L’ONG Transparency International France lance un appel aux dons dans le cadre de la lutte, la récupération et restitution des Biens mal acquis, a appris vendredi Maderpost.
GOUVERNANCE – « Aidez-nous à faire condamner les dirigeants kleptocrates qui blanchissent leur argent sale en France », dit l’ONG, soulignant qu’elle remporte, depuis 15 ans, des « victoires contre les dirigeants étrangers qui blanchissent leur argent sale en France ».
« Aidez-nous à préparer la restitution de ces avoirs spoliés », poursuit-elle donnant l’exemple d’un « hôtel particulier situé sur la prestigieuse avenue Foch, dans le 16e arrondissement de Paris » vallant plus de 100 millions d’euros. « En juillet 2021, la justice française l’a confisqué à Teodorin Obiang, vice-président et fils de l’actuel président de la Guinée équatoriale. »
Selon Transparency International, la justice a pu déterminer qu’il s’agissait d’un « bien mal acquis », « c’est à dire que son propriétaire l’avait acheté à son seul profit avec de l’argent détourné dans son pays d’origine, la Guinée équatoriale ».

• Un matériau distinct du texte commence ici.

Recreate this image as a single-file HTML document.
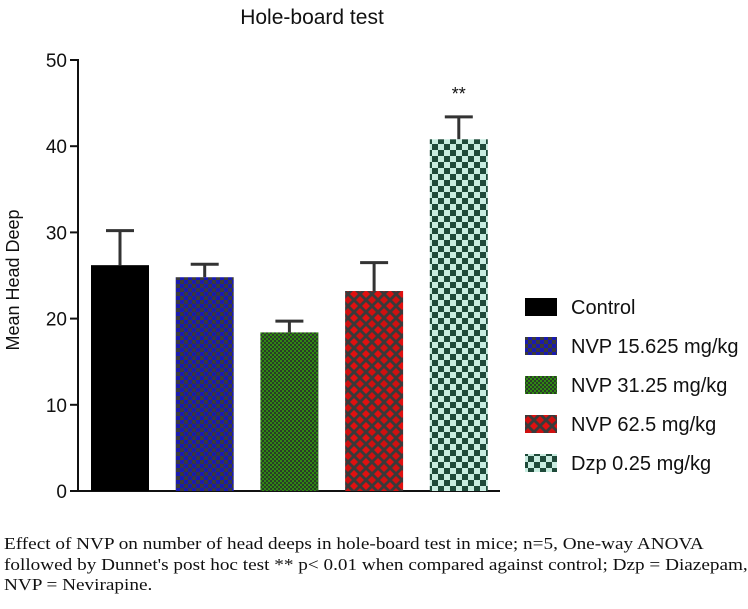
<!DOCTYPE html>
<html><head><meta charset="utf-8"><style>
body{margin:0;background:#fff;width:748px;height:609px;overflow:hidden;position:relative;font-family:"Liberation Sans",sans-serif}
.cap{position:absolute;left:4px;top:534px;font-family:"Liberation Serif",serif;font-size:17px;line-height:20.5px;color:#111;white-space:nowrap;transform:scaleX(1.13);transform-origin:0 0}
</style></head><body>
<svg id="chart" width="748" height="520" style="position:absolute;left:0;top:0">
<defs>
<pattern id="pBlue" width="8" height="8" patternUnits="userSpaceOnUse"><rect width="8" height="8" fill="#3a3a3a"/><rect width="4" height="4" fill="#1a1ab0"/><rect x="4" y="4" width="4" height="4" fill="#1a1ab0"/></pattern>
<pattern id="pGreen" width="4" height="4" patternUnits="userSpaceOnUse"><rect width="4" height="4" fill="#2a3a2a"/><rect width="2" height="2" fill="#2e8a10"/><rect x="2" y="2" width="2" height="2" fill="#2e8a10"/></pattern>
<pattern id="pRed" width="12" height="12" patternUnits="userSpaceOnUse"><rect width="12" height="12" fill="#3a3a3a"/><path d="M6 2L10 6L6 10L2 6Z" fill="#e01010"/><path d="M0 -4L4 0L0 4L-4 0Z M12 -4L16 0L12 4L8 0Z M0 8L4 12L0 16L-4 12Z M12 8L16 12L12 16L8 12Z" fill="#d01010"/></pattern>
<pattern id="pDzp" width="12" height="12" patternUnits="userSpaceOnUse"><rect width="12" height="12" fill="#c8ece0"/><rect width="6" height="6" fill="#1f4a3a"/><rect x="6" y="6" width="6" height="6" fill="#1f4a3a"/></pattern>
</defs>
<text x="312" y="24" font-size="21" text-anchor="middle" fill="#111">Hole-board test</text>
<text transform="translate(19,280) rotate(-90)" font-size="18" text-anchor="middle" fill="#111">Mean Head Deep</text>
<g id="axes"></g><g id="bars"></g><g id="legend"></g>
</svg>
<div class="cap">Effect of NVP on number of head deeps in hole-board test in mice; n=5, One-way ANOVA<br>followed by Dunnet's post hoc test ** p&lt; 0.01 when compared against control; Dzp = Diazepam,<br>NVP = Nevirapine.</div>
<script>
const categories=["Control","NVP 15.625 mg/kg","NVP 31.25 mg/kg","NVP 62.5 mg/kg","Dzp 0.25 mg/kg"];
const means=[26.2,24.8,18.4,23.2,40.8];
const errors=[4.0,1.5,1.3,3.3,2.6];
const sigLabels=["","","","","**"];
const yTicks=[0,10,20,30,40,50];
const fills=["#000","url(#pBlue)","url(#pGreen)","url(#pRed)","url(#pDzp)"];
const NS="http://www.w3.org/2000/svg";
const y0=491,yTop=60,yMax=50,x0=78;
const y=v=>y0-(v/yMax)*(y0-yTop);
const bx=i=>91+i*84.7, bw=58;
function mk(tag,attrs,parent){const e=document.createElementNS(NS,tag);for(const k in attrs)e.setAttribute(k,attrs[k]);parent.appendChild(e);return e;}
const axes=document.getElementById('axes'),bars=document.getElementById('bars'),leg=document.getElementById('legend');
let a=mk('line',{x1:x0,y1:y(yMax)-1,x2:x0,y2:y0+1,stroke:'#111','stroke-width':2},axes);

a=mk('line',{x1:x0,y1:y0,x2:500,y2:y0,stroke:'#111','stroke-width':2},axes);

yTicks.forEach(t=>{
 const l=mk('line',{x1:x0-8,y1:y(t),x2:x0,y2:y(t),stroke:'#111','stroke-width':2},axes);
 
 const tx=mk('text',{x:x0-11,y:y(t)+7,'font-size':19,'text-anchor':'end',fill:'#111'},axes);
 tx.textContent=t;
 
});
means.forEach((m,i)=>{
 const cx=bx(i)+bw/2;
 const e=mk('line',{x1:cx,y1:y(m),x2:cx,y2:y(m+errors[i]),stroke:'#333','stroke-width':3},bars);
 
 const c=mk('line',{x1:cx-14,y1:y(m+errors[i]),x2:cx+14,y2:y(m+errors[i]),stroke:'#333','stroke-width':3},bars);
 
 const r=mk('rect',{x:bx(i),y:y(m),width:bw,height:y0-y(m),fill:fills[i]},bars);
 
 if(sigLabels[i]){const s=mk('text',{x:cx,y:y(m+errors[i])-17,'font-size':18,'text-anchor':'middle',fill:'#111'},bars);s.textContent=sigLabels[i];
 }
});
categories.forEach((c,i)=>{
 const yy=298+i*39;
 const g=mk('g',{},leg);
 
 mk('rect',{x:525,y:yy,width:32,height:18,fill:fills[i]},g);
 const t=mk('text',{x:571,y:yy+16,'font-size':20,fill:'#111'},g);t.textContent=c;
});
</script>
</body></html>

« Pour cela, Teodorin Obiang a été définitivement condamné par la justice française pour blanchiment de détournement de fonds publics à 3 ans de prison avec sursis, 30 millions d’euros d’amende et la confiscation de l’ensemble de ses biens en France, estimés à 150 millions d’euros », ajoute-telle precisant que la décision est venue clore un « marathon judiciaire de 14 ans, lancé grâce à une plainte déposée par Transparency France ».
« Nous pouvons désormais préparer la restitution de ces biens aux Equato-Guinéens, un projet rendu possible grâce au mécanisme de restitution dont nous avons obtenu la création en juin 2021. Cette restitution serait utile : avec ces 150 millions d’euros, ce sont 45 hôpitaux qui pourraient être construits en Guinée équatoriale. »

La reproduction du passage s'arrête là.